Ya en pleno tránsito, el cronista se pregunta: Las prolijas banderas serigrafiadas en serie que se agitan hoy en los actos, ¿qué nos dicen? ¿Qué utopía proclaman? ¿Qué sociedad postulan? Las consignas que se gritan, además de enunciar genéricos enemigos como las “corporaciones” o “los monopolios” y pregonar equívocas afirmaciones (“el Estado somos todos”) ¿qué programa, qué estrategia alegan o defienden?

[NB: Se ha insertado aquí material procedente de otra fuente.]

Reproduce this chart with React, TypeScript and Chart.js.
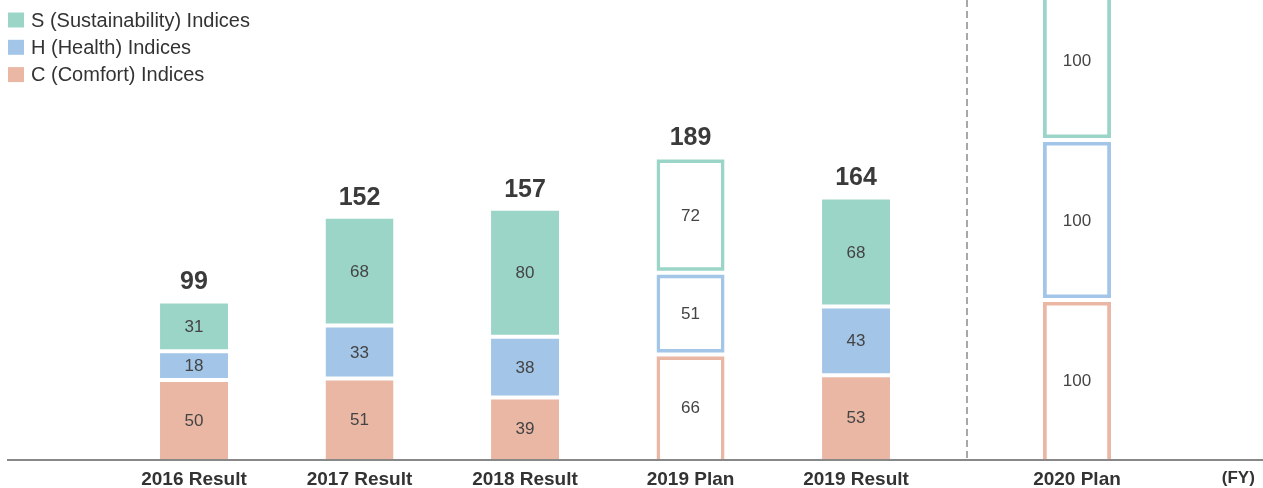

Y ante el cronista aparece aquí, como una epifanía laica, la famosa frase de Lenin: “Es preciso soñar, pero con la condición de creer en nuestros sueños. De examinar con atención la vida real, de confrontar nuestra observación con nuestros sueños, y de realizar escrupulosamente nuestra fantasía”.

¿Cuáles son nuestros sueños hoy? ¿Cuál es la fantasía que debemos realizar?